— Start —

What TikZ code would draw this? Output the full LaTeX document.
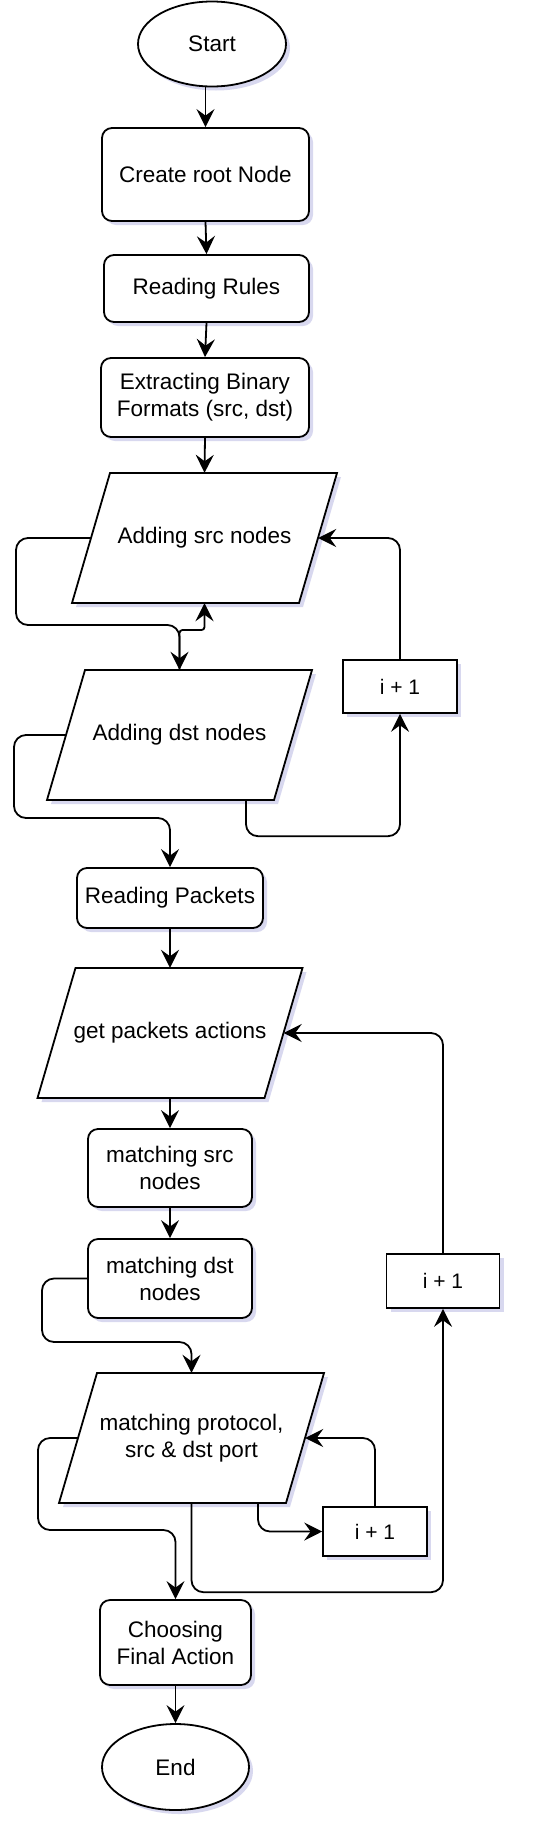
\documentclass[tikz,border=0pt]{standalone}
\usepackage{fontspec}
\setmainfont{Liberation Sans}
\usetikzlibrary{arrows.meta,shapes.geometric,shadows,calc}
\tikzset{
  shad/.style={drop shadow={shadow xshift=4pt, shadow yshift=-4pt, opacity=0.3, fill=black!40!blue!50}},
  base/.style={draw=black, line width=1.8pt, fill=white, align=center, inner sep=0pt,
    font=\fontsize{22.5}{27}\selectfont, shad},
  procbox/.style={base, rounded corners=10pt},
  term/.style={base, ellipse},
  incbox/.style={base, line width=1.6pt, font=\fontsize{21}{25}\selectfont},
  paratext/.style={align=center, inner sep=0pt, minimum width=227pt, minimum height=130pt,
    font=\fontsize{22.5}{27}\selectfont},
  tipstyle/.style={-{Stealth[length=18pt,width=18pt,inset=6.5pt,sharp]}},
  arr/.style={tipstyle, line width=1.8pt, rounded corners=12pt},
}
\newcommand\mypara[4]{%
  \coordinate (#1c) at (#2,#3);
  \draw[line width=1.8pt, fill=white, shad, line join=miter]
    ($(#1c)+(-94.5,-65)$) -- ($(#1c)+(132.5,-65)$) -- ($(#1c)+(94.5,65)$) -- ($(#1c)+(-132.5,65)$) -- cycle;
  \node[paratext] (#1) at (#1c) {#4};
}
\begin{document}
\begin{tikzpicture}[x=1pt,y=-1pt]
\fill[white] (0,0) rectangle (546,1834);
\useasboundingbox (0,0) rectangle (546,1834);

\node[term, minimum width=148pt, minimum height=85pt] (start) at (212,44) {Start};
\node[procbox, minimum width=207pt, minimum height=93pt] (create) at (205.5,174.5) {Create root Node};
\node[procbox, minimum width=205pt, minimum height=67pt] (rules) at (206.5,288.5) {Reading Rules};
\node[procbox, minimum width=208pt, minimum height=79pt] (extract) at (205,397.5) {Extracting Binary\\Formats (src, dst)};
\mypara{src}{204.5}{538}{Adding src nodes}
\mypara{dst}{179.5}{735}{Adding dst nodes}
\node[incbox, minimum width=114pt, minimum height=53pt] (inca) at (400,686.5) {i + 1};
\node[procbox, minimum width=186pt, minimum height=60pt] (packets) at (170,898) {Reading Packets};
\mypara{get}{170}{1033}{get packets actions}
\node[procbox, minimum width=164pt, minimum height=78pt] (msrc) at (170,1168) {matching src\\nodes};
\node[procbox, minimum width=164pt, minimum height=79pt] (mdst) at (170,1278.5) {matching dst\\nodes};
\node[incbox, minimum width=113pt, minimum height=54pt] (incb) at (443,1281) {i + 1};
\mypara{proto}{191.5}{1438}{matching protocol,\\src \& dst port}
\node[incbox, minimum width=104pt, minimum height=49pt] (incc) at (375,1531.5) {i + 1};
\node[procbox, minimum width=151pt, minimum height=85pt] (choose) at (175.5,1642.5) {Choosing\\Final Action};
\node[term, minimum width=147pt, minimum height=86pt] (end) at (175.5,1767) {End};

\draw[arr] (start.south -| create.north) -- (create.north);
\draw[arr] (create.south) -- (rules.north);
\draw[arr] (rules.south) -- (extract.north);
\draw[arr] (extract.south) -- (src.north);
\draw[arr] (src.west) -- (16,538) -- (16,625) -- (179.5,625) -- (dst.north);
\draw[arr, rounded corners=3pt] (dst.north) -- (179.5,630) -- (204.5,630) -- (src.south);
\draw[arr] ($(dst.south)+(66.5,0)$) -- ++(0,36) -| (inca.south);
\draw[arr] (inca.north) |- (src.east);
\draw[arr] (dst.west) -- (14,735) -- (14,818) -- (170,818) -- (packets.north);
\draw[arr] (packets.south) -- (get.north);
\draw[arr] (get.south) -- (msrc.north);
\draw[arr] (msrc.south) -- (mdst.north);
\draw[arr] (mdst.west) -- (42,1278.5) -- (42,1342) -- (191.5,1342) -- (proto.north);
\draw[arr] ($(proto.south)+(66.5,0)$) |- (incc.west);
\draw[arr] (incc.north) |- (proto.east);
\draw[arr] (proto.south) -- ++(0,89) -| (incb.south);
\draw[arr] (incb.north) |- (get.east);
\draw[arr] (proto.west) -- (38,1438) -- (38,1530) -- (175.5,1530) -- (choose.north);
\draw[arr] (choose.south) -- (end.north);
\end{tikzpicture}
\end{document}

— End —

» **Short exercise**
Return the listing above in full and without alteration, excluding its pictures.

» **Result of this task**
What TikZ code would draw this? Output the full LaTeX document.
\documentclass[tikz,border=0pt]{standalone}
\usepackage{fontspec}
\setmainfont{Liberation Sans}
\usetikzlibrary{arrows.meta,shapes.geometric,shadows,calc}
\tikzset{
  shad/.style={drop shadow={shadow xshift=4pt, shadow yshift=-4pt, opacity=0.3, fill=black!40!blue!50}},
  base/.style={draw=black, line width=1.8pt, fill=white, align=center, inner sep=0pt,
    font=\fontsize{22.5}{27}\selectfont, shad},
  procbox/.style={base, rounded corners=10pt},
  term/.style={base, ellipse},
  incbox/.style={base, line width=1.6pt, font=\fontsize{21}{25}\selectfont},
  paratext/.style={align=center, inner sep=0pt, minimum width=227pt, minimum height=130pt,
    font=\fontsize{22.5}{27}\selectfont},
  tipstyle/.style={-{Stealth[length=18pt,width=18pt,inset=6.5pt,sharp]}},
  arr/.style={tipstyle, line width=1.8pt, rounded corners=12pt},
}
\newcommand\mypara[4]{%
  \coordinate (#1c) at (#2,#3);
  \draw[line width=1.8pt, fill=white, shad, line join=miter]
    ($(#1c)+(-94.5,-65)$) -- ($(#1c)+(132.5,-65)$) -- ($(#1c)+(94.5,65)$) -- ($(#1c)+(-132.5,65)$) -- cycle;
  \node[paratext] (#1) at (#1c) {#4};
}
\begin{document}
\begin{tikzpicture}[x=1pt,y=-1pt]
\fill[white] (0,0) rectangle (546,1834);
\useasboundingbox (0,0) rectangle (546,1834);

\node[term, minimum width=148pt, minimum height=85pt] (start) at (212,44) {Start};
\node[procbox, minimum width=207pt, minimum height=93pt] (create) at (205.5,174.5) {Create root Node};
\node[procbox, minimum width=205pt, minimum height=67pt] (rules) at (206.5,288.5) {Reading Rules};
\node[procbox, minimum width=208pt, minimum height=79pt] (extract) at (205,397.5) {Extracting Binary\\Formats (src, dst)};
\mypara{src}{204.5}{538}{Adding src nodes}
\mypara{dst}{179.5}{735}{Adding dst nodes}
\node[incbox, minimum width=114pt, minimum height=53pt] (inca) at (400,686.5) {i + 1};
\node[procbox, minimum width=186pt, minimum height=60pt] (packets) at (170,898) {Reading Packets};
\mypara{get}{170}{1033}{get packets actions}
\node[procbox, minimum width=164pt, minimum height=78pt] (msrc) at (170,1168) {matching src\\nodes};
\node[procbox, minimum width=164pt, minimum height=79pt] (mdst) at (170,1278.5) {matching dst\\nodes};
\node[incbox, minimum width=113pt, minimum height=54pt] (incb) at (443,1281) {i + 1};
\mypara{proto}{191.5}{1438}{matching protocol,\\src \& dst port}
\node[incbox, minimum width=104pt, minimum height=49pt] (incc) at (375,1531.5) {i + 1};
\node[procbox, minimum width=151pt, minimum height=85pt] (choose) at (175.5,1642.5) {Choosing\\Final Action};
\node[term, minimum width=147pt, minimum height=86pt] (end) at (175.5,1767) {End};

\draw[arr] (start.south -| create.north) -- (create.north);
\draw[arr] (create.south) -- (rules.north);
\draw[arr] (rules.south) -- (extract.north);
\draw[arr] (extract.south) -- (src.north);
\draw[arr] (src.west) -- (16,538) -- (16,625) -- (179.5,625) -- (dst.north);
\draw[arr, rounded corners=3pt] (dst.north) -- (179.5,630) -- (204.5,630) -- (src.south);
\draw[arr] ($(dst.south)+(66.5,0)$) -- ++(0,36) -| (inca.south);
\draw[arr] (inca.north) |- (src.east);
\draw[arr] (dst.west) -- (14,735) -- (14,818) -- (170,818) -- (packets.north);
\draw[arr] (packets.south) -- (get.north);
\draw[arr] (get.south) -- (msrc.north);
\draw[arr] (msrc.south) -- (mdst.north);
\draw[arr] (mdst.west) -- (42,1278.5) -- (42,1342) -- (191.5,1342) -- (proto.north);
\draw[arr] ($(proto.south)+(66.5,0)$) |- (incc.west);
\draw[arr] (incc.north) |- (proto.east);
\draw[arr] (proto.south) -- ++(0,89) -| (incb.south);
\draw[arr] (incb.north) |- (get.east);
\draw[arr] (proto.west) -- (38,1438) -- (38,1530) -- (175.5,1530) -- (choose.north);
\draw[arr] (choose.south) -- (end.north);
\end{tikzpicture}
\end{document}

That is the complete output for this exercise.